Restate all of the data exactly.
━━━━━ Material ━━━━━
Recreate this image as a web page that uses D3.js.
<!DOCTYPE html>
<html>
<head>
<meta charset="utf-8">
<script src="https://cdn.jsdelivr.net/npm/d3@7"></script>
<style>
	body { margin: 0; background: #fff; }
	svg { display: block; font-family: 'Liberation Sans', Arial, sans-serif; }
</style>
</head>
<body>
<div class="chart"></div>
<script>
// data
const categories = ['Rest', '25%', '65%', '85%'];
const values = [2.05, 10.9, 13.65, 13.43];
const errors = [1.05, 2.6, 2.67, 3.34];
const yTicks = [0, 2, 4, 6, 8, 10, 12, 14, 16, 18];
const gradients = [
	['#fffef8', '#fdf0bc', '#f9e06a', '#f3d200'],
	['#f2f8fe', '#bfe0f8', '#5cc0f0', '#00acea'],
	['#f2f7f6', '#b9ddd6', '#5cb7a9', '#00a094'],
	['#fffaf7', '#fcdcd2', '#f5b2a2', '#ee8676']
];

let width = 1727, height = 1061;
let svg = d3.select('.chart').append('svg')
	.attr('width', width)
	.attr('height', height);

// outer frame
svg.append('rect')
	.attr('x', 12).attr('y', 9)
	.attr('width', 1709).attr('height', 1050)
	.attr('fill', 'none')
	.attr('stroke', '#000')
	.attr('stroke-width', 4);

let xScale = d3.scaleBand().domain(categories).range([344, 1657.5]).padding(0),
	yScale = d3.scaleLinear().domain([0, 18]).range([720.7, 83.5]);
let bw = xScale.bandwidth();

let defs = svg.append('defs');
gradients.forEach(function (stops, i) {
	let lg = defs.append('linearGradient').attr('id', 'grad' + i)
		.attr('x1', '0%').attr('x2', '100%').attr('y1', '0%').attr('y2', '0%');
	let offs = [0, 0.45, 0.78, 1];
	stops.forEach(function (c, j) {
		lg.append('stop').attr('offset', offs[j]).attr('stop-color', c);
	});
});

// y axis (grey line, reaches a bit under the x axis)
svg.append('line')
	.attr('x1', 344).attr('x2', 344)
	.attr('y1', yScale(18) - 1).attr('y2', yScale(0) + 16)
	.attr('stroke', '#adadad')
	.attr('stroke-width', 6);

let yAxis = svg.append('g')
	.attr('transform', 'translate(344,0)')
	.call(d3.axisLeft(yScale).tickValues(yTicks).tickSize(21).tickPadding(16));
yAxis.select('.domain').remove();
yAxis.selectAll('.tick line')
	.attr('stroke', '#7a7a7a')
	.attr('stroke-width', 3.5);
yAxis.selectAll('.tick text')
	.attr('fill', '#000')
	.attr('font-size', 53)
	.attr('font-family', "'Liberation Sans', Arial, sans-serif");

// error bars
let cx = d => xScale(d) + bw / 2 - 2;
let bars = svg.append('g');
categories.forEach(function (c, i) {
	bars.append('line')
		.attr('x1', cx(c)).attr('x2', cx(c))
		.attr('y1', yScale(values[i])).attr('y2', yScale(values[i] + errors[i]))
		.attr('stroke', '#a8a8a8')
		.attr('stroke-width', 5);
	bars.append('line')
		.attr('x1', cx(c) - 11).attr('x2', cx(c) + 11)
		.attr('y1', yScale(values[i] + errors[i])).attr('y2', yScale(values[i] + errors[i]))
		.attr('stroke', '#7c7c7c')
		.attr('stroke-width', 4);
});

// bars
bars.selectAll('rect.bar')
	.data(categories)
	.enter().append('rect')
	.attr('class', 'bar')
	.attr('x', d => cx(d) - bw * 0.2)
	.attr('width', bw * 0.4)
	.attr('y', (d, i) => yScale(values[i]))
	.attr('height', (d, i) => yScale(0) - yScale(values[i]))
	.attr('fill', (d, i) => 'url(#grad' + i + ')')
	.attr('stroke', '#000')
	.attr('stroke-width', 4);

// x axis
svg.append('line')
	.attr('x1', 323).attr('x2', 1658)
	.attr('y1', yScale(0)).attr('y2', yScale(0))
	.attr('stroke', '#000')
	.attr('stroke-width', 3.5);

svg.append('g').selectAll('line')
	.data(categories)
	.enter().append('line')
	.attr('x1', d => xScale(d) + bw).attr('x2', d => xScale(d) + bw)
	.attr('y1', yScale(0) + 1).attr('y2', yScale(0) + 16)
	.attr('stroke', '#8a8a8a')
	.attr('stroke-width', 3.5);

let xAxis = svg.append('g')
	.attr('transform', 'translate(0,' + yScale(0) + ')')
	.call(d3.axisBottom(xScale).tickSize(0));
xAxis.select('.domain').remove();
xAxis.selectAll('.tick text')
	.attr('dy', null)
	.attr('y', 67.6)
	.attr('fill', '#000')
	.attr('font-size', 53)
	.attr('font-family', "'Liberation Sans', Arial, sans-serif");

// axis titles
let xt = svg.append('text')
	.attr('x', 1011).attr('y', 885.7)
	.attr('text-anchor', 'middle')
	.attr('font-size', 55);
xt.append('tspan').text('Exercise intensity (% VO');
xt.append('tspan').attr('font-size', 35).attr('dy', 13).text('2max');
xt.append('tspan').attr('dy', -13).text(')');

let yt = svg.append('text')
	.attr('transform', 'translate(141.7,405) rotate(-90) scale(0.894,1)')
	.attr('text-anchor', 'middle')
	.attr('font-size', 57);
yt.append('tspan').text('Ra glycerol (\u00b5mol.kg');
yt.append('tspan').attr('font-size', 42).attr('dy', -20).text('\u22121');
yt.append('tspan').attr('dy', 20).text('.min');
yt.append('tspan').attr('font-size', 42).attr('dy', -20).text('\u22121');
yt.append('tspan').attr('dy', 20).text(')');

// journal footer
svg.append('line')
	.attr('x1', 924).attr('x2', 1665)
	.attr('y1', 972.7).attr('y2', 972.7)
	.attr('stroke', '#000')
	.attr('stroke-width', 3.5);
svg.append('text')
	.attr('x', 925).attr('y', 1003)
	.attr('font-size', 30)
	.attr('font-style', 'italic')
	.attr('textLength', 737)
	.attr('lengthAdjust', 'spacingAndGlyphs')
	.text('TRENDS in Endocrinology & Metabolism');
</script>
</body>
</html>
━━━━━
◆ Response for this exercise ◆
Recreate this image as a web page that uses D3.js.
<!DOCTYPE html>
<html>
<head>
<meta charset="utf-8">
<script src="https://cdn.jsdelivr.net/npm/d3@7"></script>
<style>
	body { margin: 0; background: #fff; }
	svg { display: block; font-family: 'Liberation Sans', Arial, sans-serif; }
</style>
</head>
<body>
<div class="chart"></div>
<script>
// data
const categories = ['Rest', '25%', '65%', '85%'];
const values = [2.05, 10.9, 13.65, 13.43];
const errors = [1.05, 2.6, 2.67, 3.34];
const yTicks = [0, 2, 4, 6, 8, 10, 12, 14, 16, 18];
const gradients = [
	['#fffef8', '#fdf0bc', '#f9e06a', '#f3d200'],
	['#f2f8fe', '#bfe0f8', '#5cc0f0', '#00acea'],
	['#f2f7f6', '#b9ddd6', '#5cb7a9', '#00a094'],
	['#fffaf7', '#fcdcd2', '#f5b2a2', '#ee8676']
];

let width = 1727, height = 1061;
let svg = d3.select('.chart').append('svg')
	.attr('width', width)
	.attr('height', height);

// outer frame
svg.append('rect')
	.attr('x', 12).attr('y', 9)
	.attr('width', 1709).attr('height', 1050)
	.attr('fill', 'none')
	.attr('stroke', '#000')
	.attr('stroke-width', 4);

let xScale = d3.scaleBand().domain(categories).range([344, 1657.5]).padding(0),
	yScale = d3.scaleLinear().domain([0, 18]).range([720.7, 83.5]);
let bw = xScale.bandwidth();

let defs = svg.append('defs');
gradients.forEach(function (stops, i) {
	let lg = defs.append('linearGradient').attr('id', 'grad' + i)
		.attr('x1', '0%').attr('x2', '100%').attr('y1', '0%').attr('y2', '0%');
	let offs = [0, 0.45, 0.78, 1];
	stops.forEach(function (c, j) {
		lg.append('stop').attr('offset', offs[j]).attr('stop-color', c);
	});
});

// y axis (grey line, reaches a bit under the x axis)
svg.append('line')
	.attr('x1', 344).attr('x2', 344)
	.attr('y1', yScale(18) - 1).attr('y2', yScale(0) + 16)
	.attr('stroke', '#adadad')
	.attr('stroke-width', 6);

let yAxis = svg.append('g')
	.attr('transform', 'translate(344,0)')
	.call(d3.axisLeft(yScale).tickValues(yTicks).tickSize(21).tickPadding(16));
yAxis.select('.domain').remove();
yAxis.selectAll('.tick line')
	.attr('stroke', '#7a7a7a')
	.attr('stroke-width', 3.5);
yAxis.selectAll('.tick text')
	.attr('fill', '#000')
	.attr('font-size', 53)
	.attr('font-family', "'Liberation Sans', Arial, sans-serif");

// error bars
let cx = d => xScale(d) + bw / 2 - 2;
let bars = svg.append('g');
categories.forEach(function (c, i) {
	bars.append('line')
		.attr('x1', cx(c)).attr('x2', cx(c))
		.attr('y1', yScale(values[i])).attr('y2', yScale(values[i] + errors[i]))
		.attr('stroke', '#a8a8a8')
		.attr('stroke-width', 5);
	bars.append('line')
		.attr('x1', cx(c) - 11).attr('x2', cx(c) + 11)
		.attr('y1', yScale(values[i] + errors[i])).attr('y2', yScale(values[i] + errors[i]))
		.attr('stroke', '#7c7c7c')
		.attr('stroke-width', 4);
});

// bars
bars.selectAll('rect.bar')
	.data(categories)
	.enter().append('rect')
	.attr('class', 'bar')
	.attr('x', d => cx(d) - bw * 0.2)
	.attr('width', bw * 0.4)
	.attr('y', (d, i) => yScale(values[i]))
	.attr('height', (d, i) => yScale(0) - yScale(values[i]))
	.attr('fill', (d, i) => 'url(#grad' + i + ')')
	.attr('stroke', '#000')
	.attr('stroke-width', 4);

// x axis
svg.append('line')
	.attr('x1', 323).attr('x2', 1658)
	.attr('y1', yScale(0)).attr('y2', yScale(0))
	.attr('stroke', '#000')
	.attr('stroke-width', 3.5);

svg.append('g').selectAll('line')
	.data(categories)
	.enter().append('line')
	.attr('x1', d => xScale(d) + bw).attr('x2', d => xScale(d) + bw)
	.attr('y1', yScale(0) + 1).attr('y2', yScale(0) + 16)
	.attr('stroke', '#8a8a8a')
	.attr('stroke-width', 3.5);

let xAxis = svg.append('g')
	.attr('transform', 'translate(0,' + yScale(0) + ')')
	.call(d3.axisBottom(xScale).tickSize(0));
xAxis.select('.domain').remove();
xAxis.selectAll('.tick text')
	.attr('dy', null)
	.attr('y', 67.6)
	.attr('fill', '#000')
	.attr('font-size', 53)
	.attr('font-family', "'Liberation Sans', Arial, sans-serif");

// axis titles
let xt = svg.append('text')
	.attr('x', 1011).attr('y', 885.7)
	.attr('text-anchor', 'middle')
	.attr('font-size', 55);
xt.append('tspan').text('Exercise intensity (% VO');
xt.append('tspan').attr('font-size', 35).attr('dy', 13).text('2max');
xt.append('tspan').attr('dy', -13).text(')');

let yt = svg.append('text')
	.attr('transform', 'translate(141.7,405) rotate(-90) scale(0.894,1)')
	.attr('text-anchor', 'middle')
	.attr('font-size', 57);
yt.append('tspan').text('Ra glycerol (\u00b5mol.kg');
yt.append('tspan').attr('font-size', 42).attr('dy', -20).text('\u22121');
yt.append('tspan').attr('dy', 20).text('.min');
yt.append('tspan').attr('font-size', 42).attr('dy', -20).text('\u22121');
yt.append('tspan').attr('dy', 20).text(')');

// journal footer
svg.append('line')
	.attr('x1', 924).attr('x2', 1665)
	.attr('y1', 972.7).attr('y2', 972.7)
	.attr('stroke', '#000')
	.attr('stroke-width', 3.5);
svg.append('text')
	.attr('x', 925).attr('y', 1003)
	.attr('font-size', 30)
	.attr('font-style', 'italic')
	.attr('textLength', 737)
	.attr('lengthAdjust', 'spacingAndGlyphs')
	.text('TRENDS in Endocrinology & Metabolism');
</script>
</body>
</html>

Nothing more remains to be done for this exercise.